● Written instruction:
Output only the lines running from the line bearing "Rebuild this chart as a Python" through the line bearing "568, 419, 282]", character for character.
★ ★ ★ ★ ★ ★ ★
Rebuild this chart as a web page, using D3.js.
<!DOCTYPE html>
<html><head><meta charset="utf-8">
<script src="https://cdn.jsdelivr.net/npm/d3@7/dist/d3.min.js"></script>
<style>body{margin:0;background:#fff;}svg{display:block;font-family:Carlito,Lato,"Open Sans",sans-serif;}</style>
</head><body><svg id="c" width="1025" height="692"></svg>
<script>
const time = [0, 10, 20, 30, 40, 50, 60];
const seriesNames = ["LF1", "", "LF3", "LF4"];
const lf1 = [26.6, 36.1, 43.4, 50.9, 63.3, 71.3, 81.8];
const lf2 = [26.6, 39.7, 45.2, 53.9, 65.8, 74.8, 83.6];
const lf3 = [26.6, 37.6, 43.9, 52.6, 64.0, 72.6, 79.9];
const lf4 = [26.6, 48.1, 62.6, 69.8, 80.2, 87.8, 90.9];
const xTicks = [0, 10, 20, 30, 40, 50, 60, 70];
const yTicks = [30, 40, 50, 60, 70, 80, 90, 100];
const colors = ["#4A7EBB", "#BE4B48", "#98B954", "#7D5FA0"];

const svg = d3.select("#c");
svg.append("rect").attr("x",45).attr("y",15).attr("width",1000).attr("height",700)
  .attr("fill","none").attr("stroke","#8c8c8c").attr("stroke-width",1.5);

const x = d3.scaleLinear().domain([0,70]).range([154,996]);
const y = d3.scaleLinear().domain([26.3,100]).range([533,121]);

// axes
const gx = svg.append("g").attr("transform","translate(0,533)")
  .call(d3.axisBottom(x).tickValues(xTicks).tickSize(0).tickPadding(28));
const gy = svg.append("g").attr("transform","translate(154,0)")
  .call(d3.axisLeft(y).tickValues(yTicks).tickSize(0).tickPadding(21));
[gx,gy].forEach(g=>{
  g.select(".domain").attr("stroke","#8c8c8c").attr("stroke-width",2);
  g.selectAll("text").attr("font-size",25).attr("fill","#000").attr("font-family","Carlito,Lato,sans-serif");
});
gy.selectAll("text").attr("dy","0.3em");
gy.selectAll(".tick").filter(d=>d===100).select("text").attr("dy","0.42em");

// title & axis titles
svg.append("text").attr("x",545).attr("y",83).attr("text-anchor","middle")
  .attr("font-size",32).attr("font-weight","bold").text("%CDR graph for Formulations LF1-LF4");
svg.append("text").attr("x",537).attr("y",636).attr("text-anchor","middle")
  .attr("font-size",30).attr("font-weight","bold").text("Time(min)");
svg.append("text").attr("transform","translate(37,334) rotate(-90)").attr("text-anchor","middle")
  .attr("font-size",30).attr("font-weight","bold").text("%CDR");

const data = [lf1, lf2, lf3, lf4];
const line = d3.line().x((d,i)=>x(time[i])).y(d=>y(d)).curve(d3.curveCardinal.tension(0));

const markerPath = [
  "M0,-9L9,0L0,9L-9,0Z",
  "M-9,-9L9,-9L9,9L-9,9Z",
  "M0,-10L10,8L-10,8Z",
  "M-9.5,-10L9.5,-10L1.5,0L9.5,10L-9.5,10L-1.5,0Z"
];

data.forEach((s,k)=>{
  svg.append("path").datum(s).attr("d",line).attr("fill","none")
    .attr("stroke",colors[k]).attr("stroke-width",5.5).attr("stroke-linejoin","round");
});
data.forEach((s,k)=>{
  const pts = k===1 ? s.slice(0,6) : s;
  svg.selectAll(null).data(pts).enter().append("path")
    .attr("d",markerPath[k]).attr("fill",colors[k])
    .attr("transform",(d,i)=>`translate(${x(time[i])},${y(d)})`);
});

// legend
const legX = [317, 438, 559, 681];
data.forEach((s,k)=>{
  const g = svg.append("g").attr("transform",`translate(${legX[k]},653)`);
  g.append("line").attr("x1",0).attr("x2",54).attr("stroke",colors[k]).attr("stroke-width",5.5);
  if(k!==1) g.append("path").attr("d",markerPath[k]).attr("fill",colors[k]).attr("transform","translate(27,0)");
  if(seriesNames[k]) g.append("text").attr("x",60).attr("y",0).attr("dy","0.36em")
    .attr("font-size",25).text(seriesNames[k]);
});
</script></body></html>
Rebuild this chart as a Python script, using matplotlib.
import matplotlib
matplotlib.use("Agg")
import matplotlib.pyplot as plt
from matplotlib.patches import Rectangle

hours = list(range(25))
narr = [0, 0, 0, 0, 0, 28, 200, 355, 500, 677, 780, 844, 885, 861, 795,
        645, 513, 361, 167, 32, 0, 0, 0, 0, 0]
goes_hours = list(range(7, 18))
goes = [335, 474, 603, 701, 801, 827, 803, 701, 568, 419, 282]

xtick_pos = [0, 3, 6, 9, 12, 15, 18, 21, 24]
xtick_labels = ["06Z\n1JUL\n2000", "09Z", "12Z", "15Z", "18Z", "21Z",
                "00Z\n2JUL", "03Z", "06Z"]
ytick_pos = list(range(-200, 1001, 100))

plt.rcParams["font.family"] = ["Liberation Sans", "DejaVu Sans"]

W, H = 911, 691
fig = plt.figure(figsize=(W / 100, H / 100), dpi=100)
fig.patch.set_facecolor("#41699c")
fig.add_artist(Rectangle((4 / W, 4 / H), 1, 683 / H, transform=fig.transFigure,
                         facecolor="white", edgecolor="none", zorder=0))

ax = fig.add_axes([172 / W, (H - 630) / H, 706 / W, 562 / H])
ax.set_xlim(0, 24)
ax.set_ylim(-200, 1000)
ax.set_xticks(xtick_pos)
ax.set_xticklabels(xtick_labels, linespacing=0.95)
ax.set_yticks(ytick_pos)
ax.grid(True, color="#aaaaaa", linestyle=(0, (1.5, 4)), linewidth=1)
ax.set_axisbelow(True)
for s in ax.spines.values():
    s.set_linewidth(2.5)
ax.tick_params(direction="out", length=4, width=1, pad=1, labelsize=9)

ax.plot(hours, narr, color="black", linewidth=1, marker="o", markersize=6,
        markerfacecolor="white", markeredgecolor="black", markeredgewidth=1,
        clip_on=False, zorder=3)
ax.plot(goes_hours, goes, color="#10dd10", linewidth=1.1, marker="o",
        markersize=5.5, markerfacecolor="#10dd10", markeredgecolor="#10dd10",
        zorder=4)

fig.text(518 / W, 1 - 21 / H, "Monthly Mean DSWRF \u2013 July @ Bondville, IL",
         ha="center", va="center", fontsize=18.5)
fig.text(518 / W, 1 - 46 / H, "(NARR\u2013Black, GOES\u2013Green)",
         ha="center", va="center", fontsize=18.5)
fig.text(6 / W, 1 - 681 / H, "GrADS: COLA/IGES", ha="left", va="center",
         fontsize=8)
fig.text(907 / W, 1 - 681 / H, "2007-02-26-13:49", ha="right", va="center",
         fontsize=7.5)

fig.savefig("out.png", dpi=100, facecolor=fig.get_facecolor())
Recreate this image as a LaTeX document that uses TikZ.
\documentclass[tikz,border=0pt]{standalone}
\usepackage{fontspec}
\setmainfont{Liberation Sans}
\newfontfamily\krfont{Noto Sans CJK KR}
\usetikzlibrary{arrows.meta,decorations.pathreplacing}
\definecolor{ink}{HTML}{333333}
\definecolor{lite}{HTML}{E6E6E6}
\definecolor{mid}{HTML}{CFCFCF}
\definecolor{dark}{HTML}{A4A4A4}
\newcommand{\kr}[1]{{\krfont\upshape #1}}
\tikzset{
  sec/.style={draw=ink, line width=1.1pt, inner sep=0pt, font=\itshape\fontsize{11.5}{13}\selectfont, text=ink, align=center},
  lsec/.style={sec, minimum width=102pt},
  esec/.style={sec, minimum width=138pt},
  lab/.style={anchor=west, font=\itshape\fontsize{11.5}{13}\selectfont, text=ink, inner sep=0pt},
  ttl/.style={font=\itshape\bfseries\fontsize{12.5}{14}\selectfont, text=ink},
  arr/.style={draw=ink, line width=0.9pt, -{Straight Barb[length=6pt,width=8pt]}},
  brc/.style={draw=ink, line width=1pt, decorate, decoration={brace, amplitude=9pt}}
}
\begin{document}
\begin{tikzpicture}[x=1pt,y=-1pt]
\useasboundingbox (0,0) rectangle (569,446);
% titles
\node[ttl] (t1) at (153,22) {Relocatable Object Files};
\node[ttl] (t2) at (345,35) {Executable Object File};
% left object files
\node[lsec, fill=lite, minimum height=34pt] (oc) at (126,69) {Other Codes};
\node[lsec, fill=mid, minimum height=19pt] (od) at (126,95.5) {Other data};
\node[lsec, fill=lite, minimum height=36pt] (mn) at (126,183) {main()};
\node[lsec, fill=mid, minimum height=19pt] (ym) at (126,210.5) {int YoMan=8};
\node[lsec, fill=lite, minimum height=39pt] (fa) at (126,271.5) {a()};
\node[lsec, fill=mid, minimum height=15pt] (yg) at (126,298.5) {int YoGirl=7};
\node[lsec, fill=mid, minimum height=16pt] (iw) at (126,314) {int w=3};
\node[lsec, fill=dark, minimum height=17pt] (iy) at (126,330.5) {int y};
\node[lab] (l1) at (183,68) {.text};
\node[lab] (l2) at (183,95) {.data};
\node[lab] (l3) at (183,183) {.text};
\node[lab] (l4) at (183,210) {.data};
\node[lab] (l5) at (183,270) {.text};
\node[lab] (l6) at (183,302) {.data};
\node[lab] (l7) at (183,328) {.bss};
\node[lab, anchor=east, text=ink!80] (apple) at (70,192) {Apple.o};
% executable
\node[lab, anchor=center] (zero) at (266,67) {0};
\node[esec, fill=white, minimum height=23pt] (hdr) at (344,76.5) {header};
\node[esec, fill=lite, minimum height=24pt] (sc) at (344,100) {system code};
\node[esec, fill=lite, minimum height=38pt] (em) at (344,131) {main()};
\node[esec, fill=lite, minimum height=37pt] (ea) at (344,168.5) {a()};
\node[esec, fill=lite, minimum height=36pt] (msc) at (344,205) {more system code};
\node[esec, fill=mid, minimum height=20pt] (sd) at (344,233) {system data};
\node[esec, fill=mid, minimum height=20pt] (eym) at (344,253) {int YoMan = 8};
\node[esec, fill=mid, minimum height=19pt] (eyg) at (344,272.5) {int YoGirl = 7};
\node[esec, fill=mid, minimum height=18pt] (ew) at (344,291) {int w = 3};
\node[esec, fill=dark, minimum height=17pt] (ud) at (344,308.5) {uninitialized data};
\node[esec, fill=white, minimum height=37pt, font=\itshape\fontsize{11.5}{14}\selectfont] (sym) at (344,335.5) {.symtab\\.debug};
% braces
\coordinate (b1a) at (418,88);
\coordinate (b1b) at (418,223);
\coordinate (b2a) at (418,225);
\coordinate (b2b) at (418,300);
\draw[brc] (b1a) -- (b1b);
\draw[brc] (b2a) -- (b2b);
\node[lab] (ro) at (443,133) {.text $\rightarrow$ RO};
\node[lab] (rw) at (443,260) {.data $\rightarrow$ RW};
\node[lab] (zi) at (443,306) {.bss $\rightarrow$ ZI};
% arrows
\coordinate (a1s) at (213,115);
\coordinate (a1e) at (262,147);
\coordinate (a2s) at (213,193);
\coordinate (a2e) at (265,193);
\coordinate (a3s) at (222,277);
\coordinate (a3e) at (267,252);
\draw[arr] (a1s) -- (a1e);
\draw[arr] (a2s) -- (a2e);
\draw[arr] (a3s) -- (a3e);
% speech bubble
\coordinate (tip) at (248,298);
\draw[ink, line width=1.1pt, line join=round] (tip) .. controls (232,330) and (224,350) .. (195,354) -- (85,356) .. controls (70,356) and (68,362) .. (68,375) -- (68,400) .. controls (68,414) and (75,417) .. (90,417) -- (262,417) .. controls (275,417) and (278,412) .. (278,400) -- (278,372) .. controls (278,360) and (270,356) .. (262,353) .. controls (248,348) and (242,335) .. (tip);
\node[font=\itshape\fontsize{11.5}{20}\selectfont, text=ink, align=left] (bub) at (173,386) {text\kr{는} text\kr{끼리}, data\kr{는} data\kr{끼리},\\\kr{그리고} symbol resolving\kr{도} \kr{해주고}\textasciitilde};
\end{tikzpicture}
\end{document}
★ ★ ★ ★ ★ ★ ★
● Answer for the task:
Rebuild this chart as a Python script, using matplotlib.
import matplotlib
matplotlib.use("Agg")
import matplotlib.pyplot as plt
from matplotlib.patches import Rectangle

hours = list(range(25))
narr = [0, 0, 0, 0, 0, 28, 200, 355, 500, 677, 780, 844, 885, 861, 795,
        645, 513, 361, 167, 32, 0, 0, 0, 0, 0]
goes_hours = list(range(7, 18))
goes = [335, 474, 603, 701, 801, 827, 803, 701, 568, 419, 282]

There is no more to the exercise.